It is difficult to exaggerate the importance of Pope Francis’ visit to Iraq, planned for March 5-8, 2021.
A prayer composed for the occasion asks for blessings on Pope Francis’ efforts to promote dialogue, reconciliation, peace, and human dignity.
To this end, during the 3-day journey visits are scheduled for Pope Francis with governmental leaders and other authorities in civil society. The pope will be present to the Christian community for events in Baghdad and Mosul as well as Erbil and Qaraqosh—beloved home of many Iraqi Dominican sisters and brothers, religious, ordained and lay. And—quite remarkably—he plans a private visit with 90-year-old Grand Ayatollah al-Sistani, the most powerful Shia cleric in the world, in Shia Islam’s pilgrimage city, Najaf.
There will also be a pilgrimage to Our Lady of Deliverance, the Syriac Catholic cathedral in Baghdad where, in 2010, 58 people died and 78 were wounded in an attack by jihadist militants associates with the Islamic State of Iraq.
Dominicans and others in the Christian remnant in Iraq are overjoyed, if cautious, about the papal visit. They see the trip as a sign of hope after decades of war, genocidal persecution, economic deprivation, and disease.
In recent interviews with National Catholic Reporter two Iraqi Dominican Friars expressed their desires for the papal visit. Baghdad-based Dominican Father Rami Simon said “Iraq and the Christians of Iraq have been waiting for this visit for many years. It gives hope for all Iraqis and especially Christians that things will get better in the country, despite the big challenges that we face.”
In Erbil, Father Majid Makdisi expressed both hope and apprehension. Though fearful for the pope’s physical safety and health in the midst of pandemic, Father Majid said “With the hard times we are living in now there is a message of solidarity, brotherhood and love. He tries to be close to everyone. He is the pope of the poor.”
If allowed to go forward, this will be the pontiff’s first international trip in 16 months and the first-ever visit of a pope to Iraq.
Bishop Yousif Thomas Mirkis, our Dominican brother and head of the church in Sulaymaniyah, wrote a lengthy formal welcome for the pontiff. In English translation he says “Welcome, Francis, to our region, to encourage those who struggle against the ‘culture of speed and urgency.’ We, like you, believe that ‘the measure of the greatness of society appears through the way in which the people who are most in need, and who have nothing but their poverty, are treated!’”
Many millions of Iraqi nationals have also fled Iraq and are now citizens, asylees, and refugees around the world. The Iraqi diaspora will be keenly interested in the visit.
Cardinal Louis Raphael Sako, patriarch of the worldwide Chaldean Catholic Church, sees this displacement as a great challenge to the well-being of the Iraqi church. Because the presence of Christians in the Middle East is threatened, the cardinal said, it would give Christian Iraq "great hope to hear [the pope’s] speeches and his encouragement to remain in our land.”

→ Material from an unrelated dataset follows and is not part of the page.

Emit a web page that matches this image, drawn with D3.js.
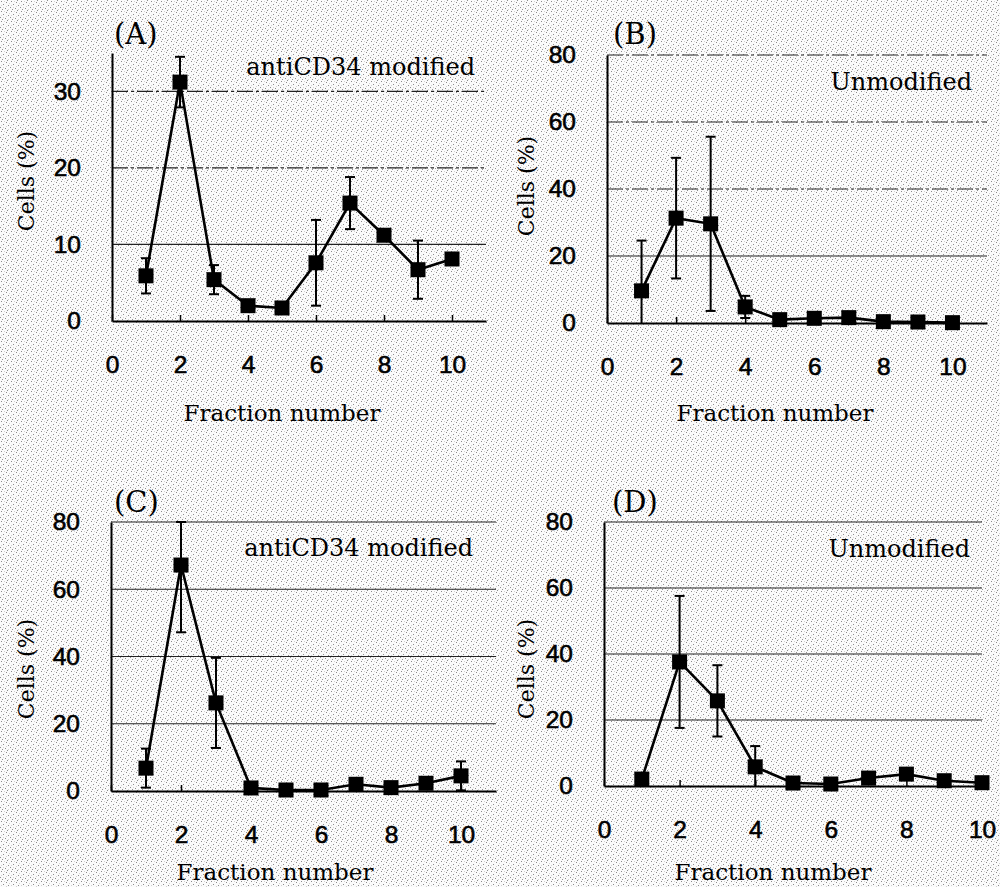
<!DOCTYPE html>
<html>
<head>
	<meta charset="utf-8">
	<title>Fraction profiles</title>
	<script src="https://d3js.org/d3.v7.min.js"></script>
	<style type="text/css">
		body { margin: 0; background: #fff; }
		.tick text {
			font-family: "Liberation Sans", Arial, sans-serif;
			font-size: 24.5px;
			fill: #000;
			stroke: #000;
			stroke-width: 0.6px;
		}
		.serif {
			font-family: "DejaVu Serif", serif;
			fill: #000;
		}
	</style>
</head>
<body>
	<script type="text/javascript">
		var fractions = [1, 2, 3, 4, 5, 6, 7, 8, 9, 10];
		var xTicks = [0, 2, 4, 6, 8, 10];

		// panel A - antiCD34 modified
		var meanA = [5.9, 31.2, 5.4, 2.0, 1.7, 7.6, 15.4, 11.2, 6.7, 8.1];
		var sdA   = [2.3, 3.3, 1.9, 0.3, 0.2, 5.6, 3.4, 0.7, 3.8, 0.4];
		var yTicksA = [0, 10, 20, 30];

		// panel B - unmodified
		var meanB = [9.6, 31.3, 29.6, 4.8, 1.0, 1.4, 1.6, 0.4, 0.3, 0.1];
		var sdB   = [15, 18, 26, 3.3, 0.3, 0.3, 0.3, 0.2, 0.2, 0.1];

		// panel C - antiCD34 modified
		var meanC = [6.8, 67.2, 26.2, 0.9, 0.3, 0.3, 2.0, 1.0, 2.3, 4.5];
		var sdC   = [5.8, 20, 13.4, 0.4, 0.2, 0.2, 1.0, 0.3, 0.5, 4.3];

		// panel D - unmodified
		var meanD = [2.1, 37.6, 25.8, 5.8, 0.9, 0.6, 2.4, 3.6, 1.6, 1.0];
		var sdD   = [0.5, 20, 10.8, 6.3, 0.3, 0.3, 0.6, 0.8, 0.3, 0.4];

		var yTicks80 = [0, 20, 40, 60, 80];

		// tag/note/xlabel/ylabel positions: [x, y]
		var panels = [
			{tag: "(A)", note: "antiCD34 modified", mean: meanA, sd: sdA, yMax: 35, yTicks: yTicksA, dashed: [20, 30],
			 left: 112, top: 53, w: 374, h: 268, xMax: 11,
			 tagPos: [114, 44], notePos: [475, 75], xlPos: [282, 421], ylPos: [34, 181]},
			{tag: "(B)", note: "Unmodified", mean: meanB, sd: sdB, yMax: 80, yTicks: yTicks80, dashed: [40, 60, 80],
			 left: 607, top: 55, w: 380, h: 268, xMax: 11,
			 tagPos: [613, 44], notePos: [972, 90], xlPos: [775, 421], ylPos: [534, 186]},
			{tag: "(C)", note: "antiCD34 modified", mean: meanC, sd: sdC, yMax: 80, yTicks: yTicks80, dashed: [],
			 left: 111, top: 522, w: 385, h: 269, xMax: 11,
			 tagPos: [114, 512], notePos: [473, 556], xlPos: [275, 880], ylPos: [34, 669]},
			{tag: "(D)", note: "Unmodified", mean: meanD, sd: sdD, yMax: 80, yTicks: yTicks80, dashed: [],
			 left: 604, top: 522, w: 378, h: 264, xMax: 10,
			 tagPos: [612, 512], notePos: [970, 557], xlPos: [773, 880], ylPos: [534, 669]}
		];

		var width = 1000, height = 887;
		var svg = d3.select("body")
					.append("svg")
					.attr("width", width)
					.attr("height", height);

		// speckled scan background
		var pat = svg.append("defs").append("pattern")
					.attr("id", "speckle")
					.attr("width", 10)
					.attr("height", 10)
					.attr("patternUnits", "userSpaceOnUse");
		pat.append("rect").attr("width", 10).attr("height", 10).attr("fill", "#fbfbfb");
		[[1,1],[6,2],[3,4],[8,5],[0,7],[5,8],[2,9],[7,0]].forEach(function (p) {
			pat.append("rect").attr("x", p[0]).attr("y", p[1]).attr("width", 1).attr("height", 1).attr("fill", "#8c8c8c");
		});
		[[4,1],[9,3],[1,5],[6,6],[3,7],[8,9]].forEach(function (p) {
			pat.append("rect").attr("x", p[0]).attr("y", p[1]).attr("width", 1).attr("height", 1).attr("fill", "#d2d2d2");
		});
		svg.append("rect").attr("width", width).attr("height", height).attr("fill", "url(#speckle)");

		panels.forEach(function (p) {
			var xScale = d3.scaleLinear().domain([0, p.xMax]).range([p.left, p.left + p.w]);
			var yScale = d3.scaleLinear().domain([0, p.yMax]).range([p.top + p.h, p.top]);
			var g = svg.append("g");
			var x0 = xScale(0), x1 = xScale(p.xMax), y0 = yScale(0);

			// gridlines
			g.selectAll(".grid")
				.data(p.yTicks.filter(function (t) { return t > 0; }))
				.enter()
				.append("line")
				.attr("x1", x0).attr("x2", x1)
				.attr("y1", function (d) { return yScale(d); })
				.attr("y2", function (d) { return yScale(d); })
				.attr("stroke", "#222")
				.attr("stroke-width", 1.2)
				.attr("stroke-dasharray", function (d) { return p.dashed.indexOf(d) >= 0 ? "16,3,3,3" : null; });

			var xAxis = d3.axisBottom(xScale)
						.tickValues(xTicks)
						.tickSizeInner(-6)
						.tickSizeOuter(0)
						.tickPadding(35);
			var gx = g.append("g")
				.attr("transform", "translate(0," + y0 + ")")
				.call(xAxis);
			gx.select(".domain").attr("stroke", "#000").attr("stroke-width", 2);
			gx.selectAll(".tick line").attr("stroke", "#000").attr("stroke-width", 1.5);

			var yAxis = d3.axisLeft(yScale)
						.tickValues(p.yTicks)
						.tickSize(0)
						.tickPadding(31);
			var gy = g.append("g")
				.attr("transform", "translate(" + x0 + ",0)")
				.call(yAxis);
			gy.select(".domain").attr("stroke", "#000").attr("stroke-width", 2);

			// error bars
			var eb = g.selectAll(".err")
				.data(fractions)
				.enter()
				.append("g");
			eb.each(function (f, i) {
				var e = d3.select(this);
				var hi = Math.min(p.mean[i] + p.sd[i], p.yMax);
				var lo = Math.max(p.mean[i] - p.sd[i], 0);
				var cx = xScale(f);
				e.append("line")
					.attr("x1", cx).attr("x2", cx)
					.attr("y1", yScale(hi)).attr("y2", yScale(lo))
					.attr("stroke", "#000").attr("stroke-width", 2);
				[hi, lo].forEach(function (v) {
					if (v <= 0) return;
					e.append("line")
						.attr("x1", cx - 5).attr("x2", cx + 5)
						.attr("y1", yScale(v)).attr("y2", yScale(v))
						.attr("stroke", "#000").attr("stroke-width", 2);
				});
			});

			var line = d3.line()
						.x(function (d) { return xScale(d); })
						.y(function (d, i) { return yScale(p.mean[i]); });
			g.append("path")
				.datum(fractions)
				.attr("d", line)
				.attr("fill", "none")
				.attr("stroke", "#000")
				.attr("stroke-width", 2.6)
				.attr("stroke-linejoin", "miter");

			g.selectAll(".pt")
				.data(fractions)
				.enter()
				.append("rect")
				.attr("x", function (d) { return xScale(d) - 7.5; })
				.attr("y", function (d, i) { return yScale(p.mean[i]) - 7.5; })
				.attr("width", 15)
				.attr("height", 15)
				.attr("fill", "#000");

			// texts
			g.append("text")
				.attr("class", "serif")
				.attr("x", p.tagPos[0])
				.attr("y", p.tagPos[1])
				.attr("font-size", "29px")
				.text(p.tag);

			g.append("text")
				.attr("class", "serif")
				.attr("x", p.notePos[0])
				.attr("y", p.notePos[1])
				.attr("text-anchor", "end")
				.attr("font-size", "24px")
				.text(p.note);

			g.append("text")
				.attr("class", "serif")
				.attr("x", p.xlPos[0])
				.attr("y", p.xlPos[1])
				.attr("text-anchor", "middle")
				.attr("font-size", "23px")
				.text("Fraction number");

			g.append("text")
				.attr("class", "serif")
				.attr("transform", "translate(" + p.ylPos[0] + "," + p.ylPos[1] + ") rotate(-90)")
				.attr("text-anchor", "middle")
				.attr("font-size", "22px")
				.text("Cells (%)");
		});
	</script>
</body>
</html>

Pope Francis first mentioned publicly his desire to visit Iraq in June of 2019. Then he said he hoped that Iraq could “face the future through the peaceful and shared pursuit of the common good on the part of all elements of society, including the religious, and not fall back into hostilities sparked by the simmering conflicts of the regional powers.”
According to the Worldometer COVID tracker February saw an increase in new cases. The Iraqi government announced a strict lockdown in mid-February, including the closure of mosques and churches until further notice. The papal trip could still be postponed but as of February 22 was on the schedule.
The International Crisis Group, an independent organization that seeks to prevent war and create a more peaceful world, notes the challenges facing Iraq, including the consequences of decades of war, crippling sanctions and the ravages caused by the transnational jihadists of Islamic State after 2014. Iraq is also challenged by sectarian violence and Kurdish separatism. Problems can be addressed with better governance and efforts to mitigate the impact of foreign strategic competition, notably between Iran and the U.S, the group believes. Other issues to be addressed include territorial disputes with Iraqi Kurdistan and the issue of oil revenue-sharing.
The Dominican Family in the United States has stood in solidarity with their sisters and brothers in Iraq since 1999 when the first group of U.S. Dominicans visited Iraq in response to a plea from the Dominican Sisters while the country was suffering the impact of nine years of UN-imposed economic sanctions. “We feel as if even God has forgotten us” the Sisters told then-Master General of the Order, Timothy Radcliffe. In an effort to express solidarity and concern U.S. Dominicans have made multiple visits to Iraq in small delegations. The last trip was in 2018.